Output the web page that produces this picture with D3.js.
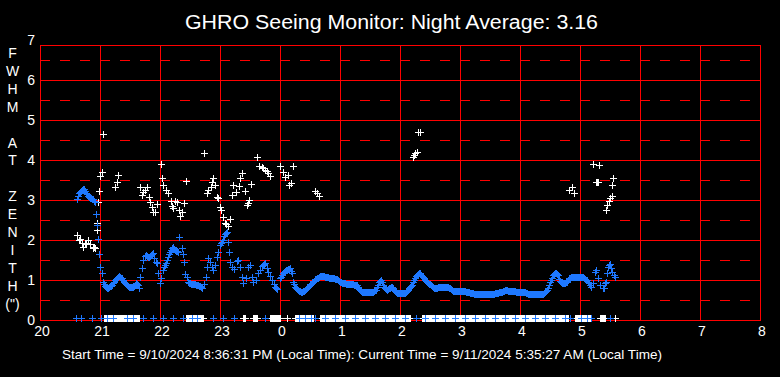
<!DOCTYPE html>
<html><head><meta charset="utf-8">
<script src="https://cdn.jsdelivr.net/npm/d3@7"></script>
<style>html,body{margin:0;padding:0;background:#000;overflow:hidden}</style>
</head><body><svg id="c" width="780" height="377"></svg>
<script>
// ---------- DATA ----------
const title = "GHRO Seeing Monitor: Night Average: 3.16";
const footer = "Start Time = 9/10/2024 8:36:31 PM (Local Time):  Current Time = 9/11/2024 5:35:27 AM (Local Time)";
const yTitleLetters = ["F","W","H","M","","A","T","","Z","E","N","I","T","H","(\")"];
const xTickHours = [20,21,22,23,24,25,26,27,28,29,30,31,32];
const yTickValues = [0,1,2,3,4,5,6,7];
const yHalfValues = [0.5,1.5,2.5,3.5,4.5,5.5,6.5];

// Blue series: one reading per minute starting at blueStart (null = no reading)
const blueStart = "20:37";
const blueValues = [
  3.02,3.10,3.17,
  3.20,3.23,3.25,3.27,3.27,3.22,3.18,3.14,3.10,3.08,
  3.06,3.06,3.03,3.02,2.98,2.96,2.65,2.37,2.02,1.64,
  1.32,null,1.17,0.96,0.90,0.85,0.82,0.79,0.80,0.83,
  0.85,0.86,0.88,0.92,0.96,0.99,1.02,1.04,1.08,1.10,
  1.08,1.06,1.04,1.00,0.96,0.92,0.90,0.88,0.85,0.83,
  0.82,0.82,0.83,0.82,0.85,0.88,0.92,0.90,0.88,0.79,
  1.08,null,1.29,1.50,null,1.60,1.63,1.60,1.57,1.58,
  1.60,1.62,1.65,1.68,1.54,null,1.45,1.42,1.17,null,
  0.92,1.04,null,1.25,1.33,1.38,1.42,1.50,1.58,1.65,
  1.70,1.75,1.80,1.83,1.78,1.75,1.73,1.72,1.71,2.08,
  null,null,1.79,1.65,1.46,1.15,null,1.08,0.96,0.93,
  0.92,0.90,0.90,0.90,0.90,0.90,0.88,0.88,0.88,0.86,
  0.85,0.83,0.79,null,0.90,null,1.08,1.33,1.54,null,
  1.46,null,1.33,1.25,null,1.38,null,1.58,1.71,null,
  1.88,1.92,1.96,2.00,2.10,2.14,2.17,2.21,1.96,1.71,
  1.46,null,1.33,null,1.27,null,null,1.48,1.50,null,
  1.33,null,1.08,0.92,null,null,1.04,null,1.33,null,
  1.38,null,1.08,0.96,null,null,1.00,null,1.17,null,
  1.25,null,1.35,1.38,1.40,1.42,null,1.30,1.21,null,
  1.10,null,1.00,null,0.90,0.83,0.80,0.77,null,null,
  1.04,1.08,1.12,1.17,1.20,1.22,1.24,1.25,1.27,1.28,
  1.29,1.22,1.17,0.96,0.90,0.83,0.80,0.77,0.75,0.73,
  0.72,0.71,0.71,0.72,0.73,0.75,0.77,0.80,0.83,0.86,
  0.89,0.90,0.92,0.95,0.98,1.02,1.03,1.05,1.06,1.08,
  1.09,1.10,1.10,1.10,1.09,1.08,1.08,1.07,1.07,1.06,
  1.06,1.05,1.05,1.04,1.04,1.03,1.02,1.02,1.00,0.98,
  0.96,0.94,0.93,0.92,0.92,0.92,0.91,0.91,0.90,0.90,
  0.90,0.90,0.90,0.89,0.88,0.88,0.88,0.88,0.82,0.78,
  0.75,0.73,0.71,0.70,0.69,0.69,0.69,0.69,0.69,0.69,
  0.69,0.69,0.69,0.70,0.72,0.74,0.75,0.82,0.88,0.94,
  0.98,1.00,0.94,0.88,0.83,0.79,0.77,0.75,0.77,0.79,
  0.80,0.82,0.83,0.79,0.75,0.72,0.69,0.67,0.67,0.67,
  0.67,0.67,0.68,0.68,0.68,0.68,0.70,0.72,0.75,0.79,
  0.83,0.85,0.88,0.94,1.00,1.05,1.10,1.13,1.15,1.17,
  1.17,1.12,1.10,1.08,1.04,1.00,0.98,0.95,0.93,0.91,
  0.89,0.87,0.85,0.83,0.81,0.80,0.80,0.81,0.82,0.82,
  0.82,0.82,0.82,0.82,0.82,0.82,0.82,0.82,0.82,0.80,
  0.79,0.77,0.75,0.73,0.73,0.73,0.73,0.73,0.73,0.73,
  0.73,0.73,0.73,0.73,0.72,0.72,0.71,0.70,0.70,0.69,
  0.68,0.68,0.67,0.67,0.66,0.66,0.65,0.65,0.65,0.65,
  0.65,0.65,0.64,0.64,0.64,0.64,0.64,0.64,0.65,0.65,
  0.65,0.65,0.65,0.66,0.66,0.67,0.67,0.67,0.68,0.69,
  0.70,0.71,0.71,0.72,0.73,0.74,0.75,0.74,0.73,0.73,
  0.73,0.73,0.73,0.73,0.72,0.72,0.71,0.71,0.71,0.71,
  0.71,0.70,0.70,0.70,0.69,0.69,0.68,0.67,0.66,0.65,
  0.65,0.65,0.65,0.64,0.64,0.64,0.64,0.64,0.65,0.65,
  0.65,0.65,0.65,0.66,0.67,0.70,0.72,0.75,0.81,0.88,
  0.94,1.00,1.06,1.13,1.15,1.17,1.18,1.15,1.13,1.02,
  0.98,0.95,0.93,0.92,0.92,0.93,0.95,0.96,1.00,1.04,
  1.06,1.07,1.08,1.08,1.07,1.07,1.07,1.07,1.07,1.07,
  1.07,1.07,1.07,1.07,1.05,1.03,1.01,1.00,0.96,0.92,
  0.87,0.83,null,0.92,null,1.21,1.25,null,1.04,null,
  0.88,null,null,0.79,0.80,0.92,0.96,1.17,1.33,1.38,
  1.39,1.30,1.21,null,1.12,1.08
];

// White series: [time, FWHM]
const whitePoints = [
  ["20:37",2.13],["20:39",2.00],["20:40",2.02],["20:42",1.92],["20:43",1.83],["20:45",1.90],
  ["20:46",1.92],["20:48",2.00],["20:50",1.90],["20:53",1.80],["20:54",1.82],["20:55",1.79],
  ["20:57",2.25],["20:57",2.43],["20:58",2.94],["20:59",3.23],["21:00",3.61],["21:02",3.69],
  ["21:03",4.64],["21:15",3.33],["21:17",3.46],["21:18",3.63],
  ["21:40",3.33],["21:42",3.13],["21:43",3.21],["21:45",3.25],["21:47",3.33],["21:49",3.08],
  ["21:50",2.96],["21:52",2.83],["21:53",2.70],["21:55",2.71],["21:57",2.90],
  ["22:01",3.90],["22:02",3.56],["22:03",3.38],["22:06",3.25],["22:08",3.18],["22:11",2.98],
  ["22:12",2.85],["22:13",2.80],["22:15",2.98],["22:17",2.95],["22:19",2.75],["22:20",2.60],
  ["22:22",2.71],["22:24",2.92],["22:26",3.48],
  ["22:44",4.17],["22:47",3.17],["22:48",3.25],["22:51",3.32],["22:52",3.46],["22:53",3.54],
  ["22:55",3.38],["22:57",3.08],["22:58",3.05],["23:00",2.83],["23:01",2.75],["23:03",2.57],
  ["23:05",2.42],["23:06",2.40],["23:08",2.35],["23:10",2.52],
  ["23:12",3.13],["23:13",3.38],["23:16",3.21],["23:19",3.35],["23:20",3.54],["23:22",3.68],
  ["23:25",3.23],["23:27",2.88],["23:28",2.93],["23:29",3.00],["23:31",3.40],
  ["23:37",4.08],["23:39",3.85],["23:42",3.82],["23:43",3.80],["23:45",3.75],["23:47",3.72],
  ["23:48",3.68],["23:50",3.60],
  ["00:00",3.85],["00:03",3.71],["00:05",3.58],["00:08",3.63],["00:09",3.38],["00:11",3.43],
  ["00:13",3.85],["00:35",3.23],["00:37",3.18],["00:39",3.11],
  ["02:13",4.08],["02:14",4.12],["02:15",4.17],["02:17",4.21],["02:18",4.71],["02:20",4.71],
  ["04:49",3.25],["04:52",3.33],["04:54",3.17],
  ["05:13",3.89],["05:19",3.87],["05:16",3.44],["05:17",3.45],["05:18",3.44],
  ["05:26",2.75],["05:27",2.88],["05:29",2.98],["05:30",3.05],["05:32",3.11],["05:32",3.37],["05:33",3.54]
];

// Readings of zero (no measurement), drawn on the baseline
const zeroValue = 0.05;
const whiteZeroSpans = [
  ["21:04","21:17"],["21:18","21:22"],["21:23","21:39"],["22:26","22:43"],["23:23","23:25"],
  ["23:33","23:37"],["23:50","00:00"],["00:07","00:07"],["00:15","00:33"],["00:40","02:10"],
  ["02:22","04:48"],["04:55","05:10"],["05:20","05:25"],["05:35","05:35"]
];
const blueZeroTimes = ["20:36","20:41","20:52","21:01","21:07","21:13","21:27","21:33","21:43","21:53",
  "22:03","22:13","22:23","22:32","22:37","22:53","23:03","23:14","23:45","00:19","00:25","00:31",
  "00:35","00:45","00:55","01:05","01:15","01:25","01:35","01:45","01:55","02:05","02:16",
  "02:25","02:35","02:45","02:55","03:05","03:15","03:25","03:35","03:45","03:55","04:05",
  "04:15","04:25","04:35","04:45","04:50","05:01","05:07","05:11","05:30"];

// ---------- CHART ----------
const W = 780, H = 377;
const svg = d3.select("#c");
svg.append("rect").attr("width", W).attr("height", H).attr("fill", "#000");

const toHour = s => { const p = s.split(":").map(Number); let h = p[0] + p[1]/60; if (p[0] < 12) h += 24; return h; };

const x = d3.scaleLinear().domain([20, 32]).range([40, 760]);
const y = d3.scaleLinear().domain([0, 7]).range([320, 40]);
const plotTop = 45;
const RED = "#ff0000", BLUE = "#1e78ff", WHITE = "#ffffff";
const px = v => Math.round(v) + 0.5;

const grid = svg.append("g").attr("shape-rendering", "crispEdges");
grid.selectAll("line.half").data(yHalfValues).join("line")
  .attr("x1", x(20)).attr("x2", x(32))
  .attr("y1", d => px(y(d))).attr("y2", d => px(y(d)))
  .attr("stroke", RED).attr("stroke-width", 1).attr("stroke-dasharray", "10,10");
grid.selectAll("line.full").data(yTickValues.filter(v => v > 0 && v < 7)).join("line")
  .attr("x1", x(20)).attr("x2", x(32))
  .attr("y1", d => px(y(d))).attr("y2", d => px(y(d)))
  .attr("stroke", RED).attr("stroke-width", 1);
grid.selectAll("line.v").data(xTickHours).join("line")
  .attr("x1", d => px(x(d))).attr("x2", d => px(x(d)))
  .attr("y1", plotTop).attr("y2", y(0) + 1)
  .attr("stroke", RED).attr("stroke-width", 1);
grid.append("line").attr("x1", x(20)).attr("x2", x(32) + 1).attr("y1", plotTop + 0.5).attr("y2", plotTop + 0.5).attr("stroke", RED);
grid.append("line").attr("x1", x(20)).attr("x2", x(32) + 1).attr("y1", px(y(0))).attr("y2", px(y(0))).attr("stroke", RED);

// markers
const crossPath = (cx, cy) => {
  const X = Math.round(cx), Y = Math.round(cy);
  return `M${X-3},${Y+0.5}h7M${X+0.5},${Y-3}v7`;
};
const marks = svg.append("g").attr("shape-rendering", "crispEdges").attr("fill", "none");

const whiteData = whitePoints.map(d => ({t: toHour(d[0]), v: d[1]}));
const t0 = toHour(blueStart);
const blueData = blueValues.map((v, i) => ({t: t0 + i/60, v})).filter(d => d.v !== null);
const whiteZeroData = [];
whiteZeroSpans.forEach(([a, b]) => { const s = toHour(a), e = toHour(b); for (let t = s; t <= e + 1e-9; t += 1/60) whiteZeroData.push({t, v: zeroValue}); });
const blueZeroData = blueZeroTimes.map(s => ({t: toHour(s), v: zeroValue}));

marks.append("path").attr("stroke", WHITE).attr("stroke-width", 1)
  .attr("d", whiteData.map(d => crossPath(x(d.t), y(d.v))).join(""));
marks.append("path").attr("stroke", BLUE).attr("stroke-width", 1)
  .attr("d", blueData.map(d => crossPath(x(d.t), y(d.v))).join(""));
marks.append("path").attr("stroke", WHITE).attr("stroke-width", 1)
  .attr("d", whiteZeroData.map(d => crossPath(x(d.t), y(d.v))).join(""));
marks.append("path").attr("stroke", BLUE).attr("stroke-width", 1)
  .attr("d", blueZeroData.map(d => crossPath(x(d.t), y(d.v))).join(""));

// texts
const font = "Liberation Sans, Arial, sans-serif";
svg.append("text").attr("x", 185).attr("y", 29)
  .attr("textLength", 413).attr("lengthAdjust", "spacingAndGlyphs")
  .attr("fill", WHITE).attr("font-family", font).attr("font-size", 20).text(title);

svg.append("g").selectAll("text").data(yTickValues).join("text")
  .attr("x", 35).attr("y", d => y(d)).attr("dy", "0.36em").attr("text-anchor", "end")
  .attr("fill", WHITE).attr("font-family", font).attr("font-size", 14).text(d => d);

svg.append("g").selectAll("text").data(xTickHours).join("text")
  .attr("x", d => x(d) + 2).attr("y", 336).attr("text-anchor", "middle")
  .attr("fill", WHITE).attr("font-family", font).attr("font-size", 14).text(d => d % 24);

svg.append("g").selectAll("text").data(yTitleLetters).join("text")
  .attr("x", 12.5).attr("y", (d, i) => 53 + i * 17.9).attr("dy", "0.36em").attr("text-anchor", "middle")
  .attr("fill", WHITE).attr("font-family", font).attr("font-size", 14).text(d => d);

svg.append("text").attr("x", 62).attr("y", 359)
  .attr("textLength", 600).attr("lengthAdjust", "spacingAndGlyphs")
  .attr("fill", WHITE).attr("font-family", font).attr("font-size", 13).text(footer);
</script></body></html>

□ □ □ □ □ □ □

Exactly restate the lines from the beginning of the data through the line with "const yHalfValues = [0.5,1.5,2.5,3.5,4.5,5.5,6.5];", and no others, keeping pictures out.

[FULL RESPONSE]:
Output the web page that produces this picture with D3.js.
<!DOCTYPE html>
<html><head><meta charset="utf-8">
<script src="https://cdn.jsdelivr.net/npm/d3@7"></script>
<style>html,body{margin:0;padding:0;background:#000;overflow:hidden}</style>
</head><body><svg id="c" width="780" height="377"></svg>
<script>
// ---------- DATA ----------
const title = "GHRO Seeing Monitor: Night Average: 3.16";
const footer = "Start Time = 9/10/2024 8:36:31 PM (Local Time):  Current Time = 9/11/2024 5:35:27 AM (Local Time)";
const yTitleLetters = ["F","W","H","M","","A","T","","Z","E","N","I","T","H","(\")"];
const xTickHours = [20,21,22,23,24,25,26,27,28,29,30,31,32];
const yTickValues = [0,1,2,3,4,5,6,7];
const yHalfValues = [0.5,1.5,2.5,3.5,4.5,5.5,6.5];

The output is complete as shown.